Gelmini lascerebbe il dicastero, chiudendo un'epoca poco felice per l'istruzione in attesa di un nuovo possibile riscatto della scuola.
Data: Venerdì, 11 novembre 2011 ore 19:03:44 CET
Argomento: Redazione


Non crediamo sarà una brutta notizia per gli organizzatori del premio “Gelmini sarta subito”, che si è svolto a Catania per ben due edizioni e che non avrà dunque più luogo, quella relativa all'abbandono delle stanze di Viale Trastevere, dove ha sede il ministero della istruzione, da parte della sua più alta carica, cioè la ministra Maria Stella Gelmini.  
Ci arriva infatti comunicazione che la nostra tanto contestata ministra si stia preparando le robe per abbandonare il luogo dove ha svolto la funzione sia di ministro e sia di mamma, allorchè decise di non mettersi in aspettativa per maternità (contrariamente alle insegnanti privilegiate) subito dopo avere dato alla luce la sua Emma, nome fra l'altro che le scelse Berlusconi in omaggio al presidente di Confindustria, Marcegaglia. E i pacchetti con le sue cose le starebbe preparando nella consapevolezza che il nuovo governo, dopo le promesse dimissioni dell'odierno presidente del  consiglio, sicuramente non intende sfruttare le sue ormai consolidate competenze ministeriali.
E andandosene Gelmini sembra pure che che un intero periodo storico parta con lei, un'epoca della quale  la Nostra è stata la personificazione più significativa e l'immagine stessa di quello che si può chiamare: ottimismo berlusconiano che pretendeva volti nuovi e nuovi personaggi pur anche se privi di esperienza e capacità; un ottimismo che sembrava più arroganza che novità e che aveva dunque pure il sapore salato della beffa. Quel posto infatti era stato da sempre assegnato a personalità di altro profilo culturale o politico o comunque di lungo corso formativo, Moratti e Fioroni compresi, mentre con lei ci siamo resi subito conto che ai nuovi governanti  della Nazione nulla o poco interessava della istruzione, nella sicurezza che la gente avrebbe accettato tutto ciò che il grande capo stabiliva. E subito dopo l'insediamento e la sua nomina a ministro partì immediata, come a sottolineare la presenza fuori campo di una voce superiore, la finanziaria di 8 miliardi di euro in meno alla scuola, seguita subito dalla campagna contro i docenti (fannulloni, pigri, raccomandati, comunisti, sessantottini, mangiapaneatradimento) e da un riordino della scuola che Gelmini per prima chiamò “riforma epocale”, mentre di epocale aveva solo tagli e segate, come dice il nostro Polibio. Sembrava evidente che la nostra ministra non aveva idea della delicata situazione della istruzione e della estrema precarietà di un sistema oggettivamente obsoleto ma che lei non sarebbe mai stata in grado di gestire e aggiornare come i tempi pretendevano e auspicano ancora. Un dicastero in mano più a Tremonti che a lei e un dicastero segnato pure da mille ricorsi ai giudici  e da mille strafalcioni addebitate con disinvoltura ai funzionari, mentre gli esperti di cui si è circondata di esperto avevano ben poco se non la tessera allo stesso partito.

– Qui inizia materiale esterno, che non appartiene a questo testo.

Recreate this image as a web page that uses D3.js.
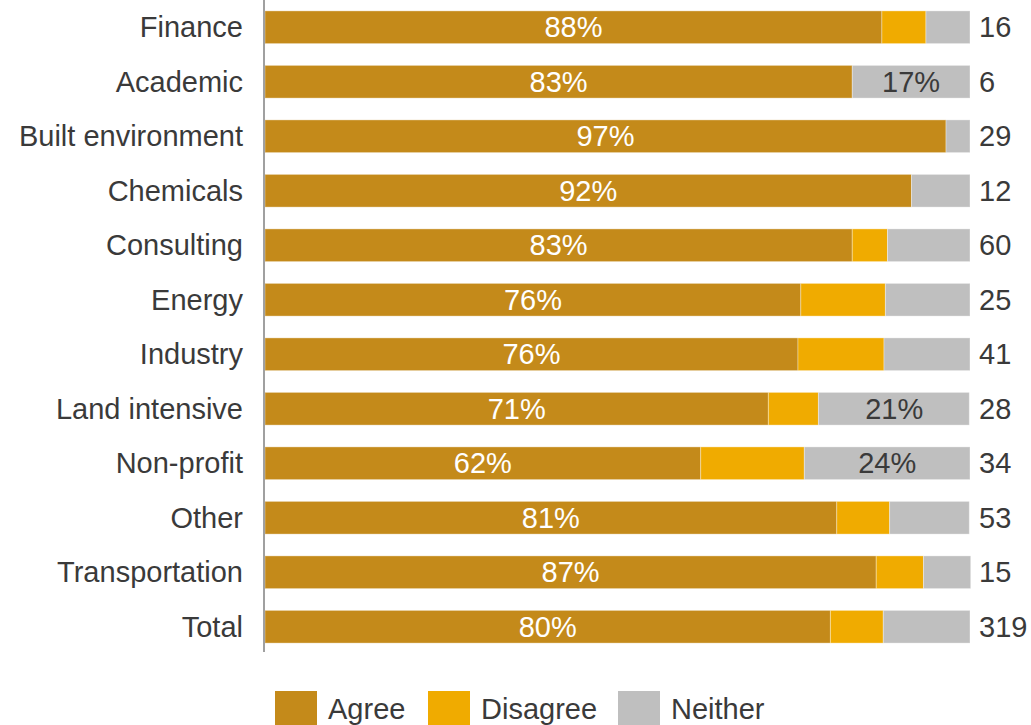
<!DOCTYPE html>
<html><head><meta charset="utf-8">
<script src="https://cdn.jsdelivr.net/npm/d3@7"></script>
<style>body{margin:0;background:#fff}svg{display:block}text{font-family:"Liberation Sans",Arial,sans-serif}</style>
</head><body>
<svg id="c" width="1031" height="725"></svg>
<script>
const categories = ["Finance","Academic","Built environment","Chemicals","Consulting","Energy","Industry","Land intensive","Non-profit","Other","Transportation","Total"];
const agree    = [87.5, 83.3, 96.6, 91.7, 83.3, 76.0, 75.6, 71.4, 61.8, 81.1, 86.7, 80.2];
const disagree = [6.25, 0, 0, 0, 5.0, 12.0, 12.2, 7.1, 14.7, 7.5, 6.7, 7.5];
const neither  = [6.25, 16.7, 3.4, 8.3, 11.7, 12.0, 12.2, 21.4, 23.5, 11.3, 6.7, 12.3];
const counts   = [16, 6, 29, 12, 60, 25, 41, 28, 34, 53, 15, 319];
const agreeLabels   = ["88%","83%","97%","92%","83%","76%","76%","71%","62%","81%","87%","80%"];
const neitherLabels = ["","17%","","","","","","21%","24%","","",""];
const seriesNames = ["Agree","Disagree","Neither"];
const colors = ["#C48A1A","#F0AB00","#BFBFBF"];

const svg = d3.select("#c");
const x = d3.scaleLinear().domain([0,100]).range([265,970]);
const y = d3.scaleBand().domain(categories).range([0,654]).paddingInner(0.4).paddingOuter(0.2);

const rows = categories.map((c,i)=>({c, vals:[agree[i],disagree[i],neither[i]]}));
rows.forEach((r,i)=>{
  let acc=0;
  r.vals.forEach((v,k)=>{
    if(v<=0) return;
    svg.append("rect").attr("x",x(acc)).attr("y",y(r.c))
      .attr("width",x(acc+v)-x(acc)).attr("height",y.bandwidth())
      .attr("fill",colors[k]).attr("stroke","#fff").attr("stroke-opacity",0.35).attr("stroke-width",1);
    acc+=v;
  });
});
const fs = 29;
const txt = "#3a3a3a";
svg.selectAll(".al").data(categories).join("text")
  .attr("x",(d,i)=>(x(0)+x(agree[i]))/2).attr("y",d=>y(d)+y.bandwidth()/2).attr("dy","0.35em")
  .attr("text-anchor","middle").attr("fill","#fff").attr("font-size",fs).text((d,i)=>agreeLabels[i]);
svg.selectAll(".nl").data(categories).join("text")
  .attr("x",(d,i)=>(x(agree[i]+disagree[i])+x(100))/2).attr("y",d=>y(d)+y.bandwidth()/2).attr("dy","0.35em")
  .attr("text-anchor","middle").attr("fill",txt).attr("font-size",fs).text((d,i)=>neitherLabels[i]);
svg.selectAll(".cl").data(categories).join("text")
  .attr("x",243).attr("y",d=>y(d)+y.bandwidth()/2).attr("dy","0.35em")
  .attr("text-anchor","end").attr("fill",txt).attr("font-size",fs).text(d=>d);
svg.selectAll(".cn").data(categories).join("text")
  .attr("x",979).attr("y",d=>y(d)+y.bandwidth()/2).attr("dy","0.35em")
  .attr("fill",txt).attr("font-size",fs).text((d,i)=>counts[i]);
svg.append("line").attr("x1",264).attr("x2",264).attr("y1",0).attr("y2",652)
  .attr("stroke","#808080").attr("stroke-width",1.5);
const legX = [275,428,618];
seriesNames.forEach((n,k)=>{
  svg.append("rect").attr("x",legX[k]).attr("y",691).attr("width",42).attr("height",34).attr("fill",colors[k]);
  svg.append("text").attr("x",legX[k]+53).attr("y",719).attr("fill",txt)
    .attr("font-size",fs).text(n);
});
</script>
</body></html>
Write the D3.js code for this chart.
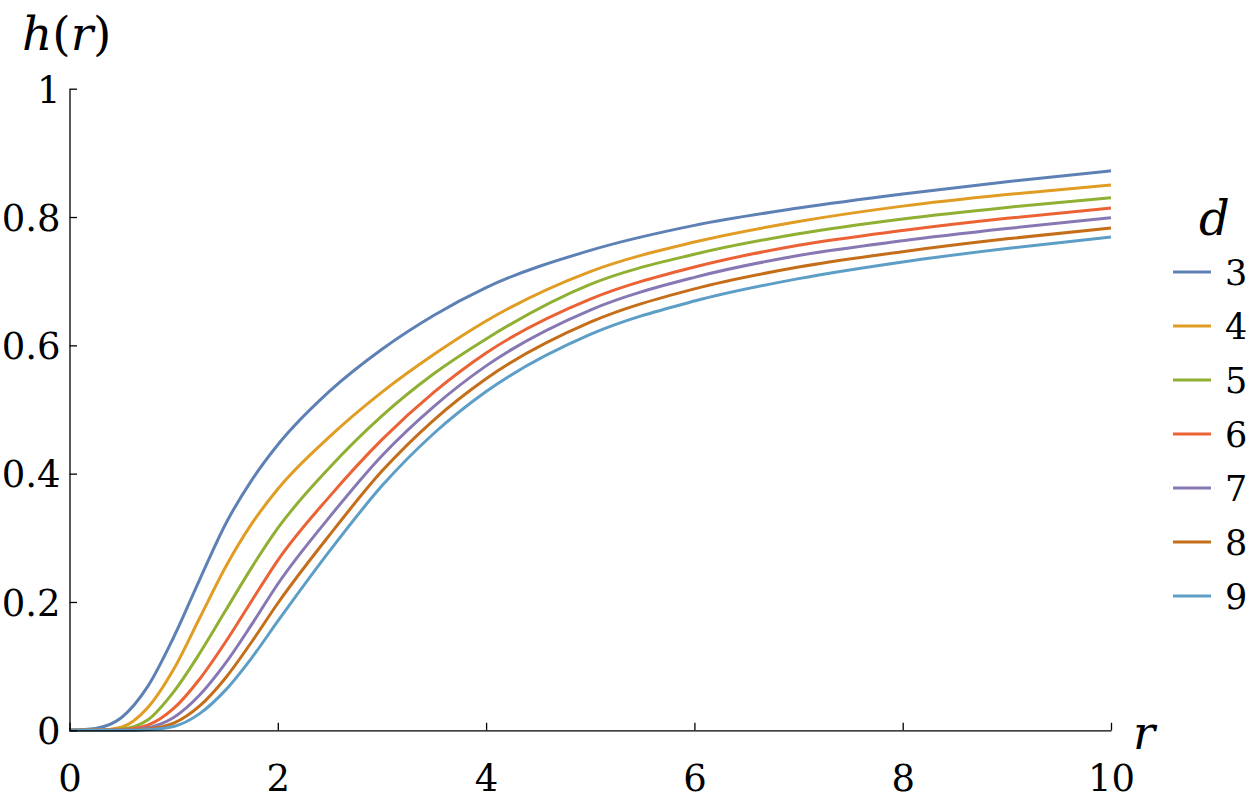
<!DOCTYPE html>
<html>
<head>
<meta charset="utf-8">
<script src="https://cdn.jsdelivr.net/npm/d3@7"></script>
<style>
  body { margin: 0; background: #fff; }
  svg { display: block; }
</style>
</head>
<body>
<svg id="chart" width="1256" height="812"></svg>
<script>
// sample points along r
var rVals = [0, 0.25, 0.5, 0.75, 1, 1.25, 1.5, 1.75, 2, 2.5, 3, 3.5, 4, 5, 6, 7, 8, 9, 10];

// h(r) for each d
var h3 = [0, 0.003, 0.02, 0.068, 0.145, 0.235, 0.322, 0.39, 0.445, 0.529, 0.594, 0.647, 0.69, 0.748, 0.787, 0.814, 0.836, 0.855, 0.872];
var h4 = [0, 0, 0.005, 0.035, 0.095, 0.175, 0.255, 0.322, 0.376, 0.458, 0.527, 0.586, 0.638, 0.715, 0.761, 0.793, 0.817, 0.835, 0.850];
var h5 = [0, 0, 0.002, 0.016, 0.06, 0.12, 0.187, 0.254, 0.315, 0.41, 0.49, 0.556, 0.61, 0.695, 0.742, 0.774, 0.797, 0.815, 0.830];
var h6 = [0, 0, 0.001, 0.008, 0.034, 0.08, 0.138, 0.202, 0.265, 0.365, 0.453, 0.527, 0.588, 0.672, 0.722, 0.756, 0.779, 0.798, 0.814];
var h7 = [0, 0, 0, 0.004, 0.02, 0.055, 0.105, 0.165, 0.228, 0.333, 0.428, 0.505, 0.568, 0.655, 0.706, 0.74, 0.763, 0.782, 0.799];
var h8 = [0, 0, 0, 0.002, 0.011, 0.038, 0.082, 0.138, 0.198, 0.305, 0.404, 0.484, 0.548, 0.636, 0.688, 0.722, 0.746, 0.766, 0.783];
var h9 = [0, 0, 0, 0.001, 0.006, 0.026, 0.063, 0.113, 0.17, 0.28, 0.381, 0.463, 0.528, 0.617, 0.669, 0.704, 0.73, 0.751, 0.769];

var dVals = [3, 4, 5, 6, 7, 8, 9];
var colors = ["#5E81B5", "#E19C24", "#8FB032", "#EB6235", "#8778B3", "#C56E1A", "#5D9EC7"];

var xTicks = [0, 2, 4, 6, 8, 10];
var yTicks = [0, 0.2, 0.4, 0.6, 0.8, 1];
var yTickLabels = ["0", "0.2", "0.4", "0.6", "0.8", "1"];

var series = [h3, h4, h5, h6, h7, h8, h9];

var serif = "'DejaVu Serif', serif";

var svg = d3.select("#chart");

var x = d3.scaleLinear().domain([0, 10]).range([69.5, 1111]);
var y = d3.scaleLinear().domain([0, 1]).range([730.3, 88.7]);

// curves
var line = d3.line()
  .curve(d3.curveMonotoneX)
  .x(function(p) { return x(p[0]); })
  .y(function(p) { return y(p[1]); });

svg.append("g")
  .selectAll("path")
  .data(series)
  .enter().append("path")
  .attr("fill", "none")
  .attr("stroke", function(s, i) { return colors[i]; })
  .attr("stroke-width", 3)
  .attr("d", function(s) { return line(rVals.map(function(r, k) { return [r, s[k]]; })); });

// axes (ticks pointing inward, Mathematica style)
var yAxis = svg.append("g")
  .attr("transform", "translate(" + x(0) + ",0)")
  .call(d3.axisLeft(y).tickValues(yTicks).tickSizeInner(-7.5).tickSizeOuter(0).tickPadding(9)
    .tickFormat(function(v, i) { return yTickLabels[i]; }));
var xAxis = svg.append("g")
  .attr("transform", "translate(0," + y(0) + ")")
  .call(d3.axisBottom(x).tickValues(xTicks).tickSizeInner(-7.5).tickSizeOuter(0).tickPadding(34));

[xAxis, yAxis].forEach(function(a) {
  a.attr("font-family", serif).attr("font-size", 37);
  a.select(".domain").attr("stroke", "#000").attr("stroke-width", 1.3);
  a.selectAll(".tick line").attr("stroke", "#000").attr("stroke-width", 1.3);
  a.selectAll(".tick text").attr("fill", "#000");
});
yAxis.selectAll(".tick text").attr("dy", "0.36em");
xAxis.selectAll(".tick text").attr("dy", "0.71em");

// axis labels
var hl = svg.append("text").attr("x", 22).attr("y", 50)
  .style("font-family", serif).style("font-size", "47px");
hl.append("tspan").style("font-style", "italic").text("h");
hl.append("tspan").text("(");
hl.append("tspan").style("font-style", "italic").text("r");
hl.append("tspan").text(")");

svg.append("text")
  .attr("x", 1133).attr("y", 749)
  .style("font-family", serif).style("font-size", "46px").style("font-style", "italic")
  .text("r");

// legend
svg.append("text")
  .attr("x", 1199).attr("y", 235)
  .style("font-family", serif).style("font-size", "48px").style("font-style", "italic")
  .text("d");

var legend = svg.append("g")
  .selectAll("g")
  .data(dVals)
  .enter().append("g")
  .attr("transform", function(d, i) { return "translate(1173," + (272 + i * 54) + ")"; });
legend.append("line")
  .attr("x1", 0).attr("x2", 38)
  .attr("stroke", function(d, i) { return colors[i]; })
  .attr("stroke-width", 3);
legend.append("text")
  .attr("x", 52).attr("dy", "0.36em")
  .style("font-family", serif).style("font-size", "35px")
  .text(function(d) { return d; });
</script>
</body>
</html>
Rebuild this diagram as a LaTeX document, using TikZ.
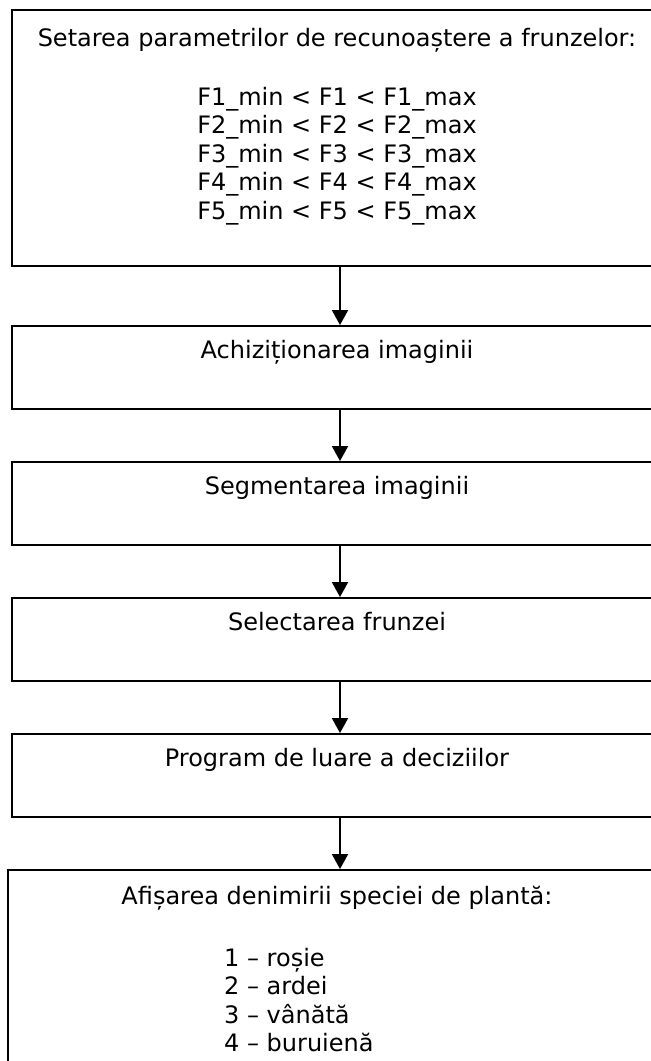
\documentclass[tikz,border=0pt]{standalone}
\usepackage{fontspec}
\setmainfont{DejaVu Sans}
\usetikzlibrary{arrows.meta}
\begin{document}
\begin{tikzpicture}[x=1pt,y=-1pt,
  box/.style={draw, line width=1.9pt, rectangle, minimum width=656pt, inner sep=0pt},
  conn/.style={line width=1.9pt, -{Triangle[length=15pt,width=16pt]}},
  txt/.style={font=\fontsize{24}{28.5}\selectfont, inner sep=0pt, anchor=base}]
\useasboundingbox (0,0) rectangle (651,1061);
\clip (0,0) rectangle (651,1061);
% boxes
\node[box, minimum height=256pt] (b1) at (340,138) {};
\node[box, minimum height=83pt] (b2) at (340,367.5) {};
\node[box, minimum height=83pt] (b3) at (340,503.5) {};
\node[box, minimum height=83pt] (b4) at (340,639.5) {};
\node[box, minimum height=83pt] (b5) at (340,775.5) {};
\node[box, minimum height=330pt, minimum width=664pt] (b6) at (340,1035) {};
% texts
\node[txt] (t1) at (337,46) {Setarea parametrilor de recunoaștere a frunzelor:};
\node[txt] (f1) at (337,105) {F1\_min < F1 < F1\_max};
\node[txt] (f2) at (337,133.5) {F2\_min < F2 < F2\_max};
\node[txt] (f3) at (337,162) {F3\_min < F3 < F3\_max};
\node[txt] (f4) at (337,190.5) {F4\_min < F4 < F4\_max};
\node[txt] (f5) at (337,219) {F5\_min < F5 < F5\_max};
\node[txt] (t2) at (337,358) {Achiziționarea imaginii};
\node[txt] (t3) at (337,494) {Segmentarea imaginii};
\node[txt] (t4) at (337,630) {Selectarea frunzei};
\node[txt] (t5) at (337,766) {Program de luare a deciziilor};
\node[txt] (t6) at (337,904) {Afișarea denimirii speciei de plantă:};
\node[txt, anchor=base west] (s1) at (224,966) {1 – roșie};
\node[txt, anchor=base west] (s2) at (224,994.5) {2 – ardei};
\node[txt, anchor=base west] (s3) at (224,1023) {3 – vânătă};
\node[txt, anchor=base west] (s4) at (224,1051.5) {4 – buruienă};
% connectors
\draw[conn] (b1.south) -- (b2.north);
\draw[conn] (b2.south) -- (b3.north);
\draw[conn] (b3.south) -- (b4.north);
\draw[conn] (b4.south) -- (b5.north);
\draw[conn] (b5.south) -- (b6.north);
\end{tikzpicture}
\end{document}
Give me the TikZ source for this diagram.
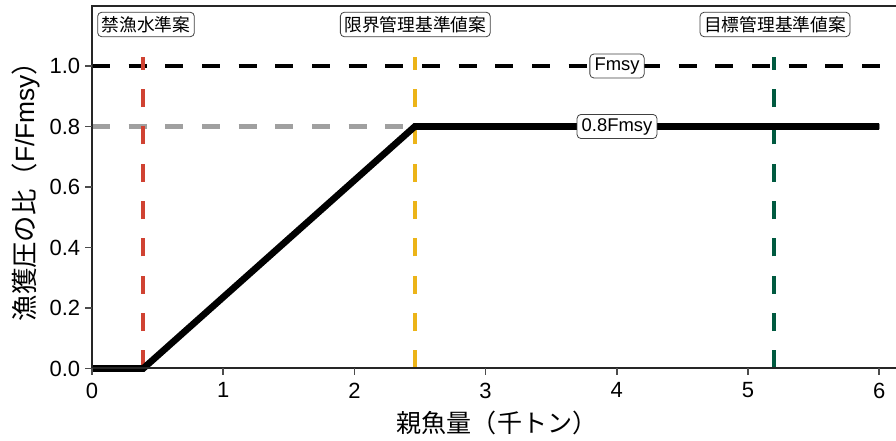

Come racconteranno gli storici questa sua avventura ministeriale non sappiamo e pure quell'altra segnata dalla sua collega, Mara Carfagna, tolta dai calendari osè e offerta al governo del paese nel pieno sberleffo delle competenze, della esperienza e del merito.
Non diciamo che ci pare di uscire da un labirinto oscuro, anche perchè non sappiamo chi verrà al suo posto, ma sicuramente ci attendiamo un nuovo ministro che almeno sappia di scuola, che abbia in qualche modo vissuto le contraddizioni del nostro sistema di istruzione e pure le sue altezze e che soprattutto sappia dare certezze ai docenti e agli alunni; che sappia tracciare una nuova strada che, seppure complicata e aspra, almeno abbia tappe sicure nella prospettiva del riscatto del nostro sistema formativo; una lunga marcia perfino nel deserto ma con un obiettivo indicato e tracciato dalla presenza di pozzi intermedi sicuri e con acqua ristoratrice.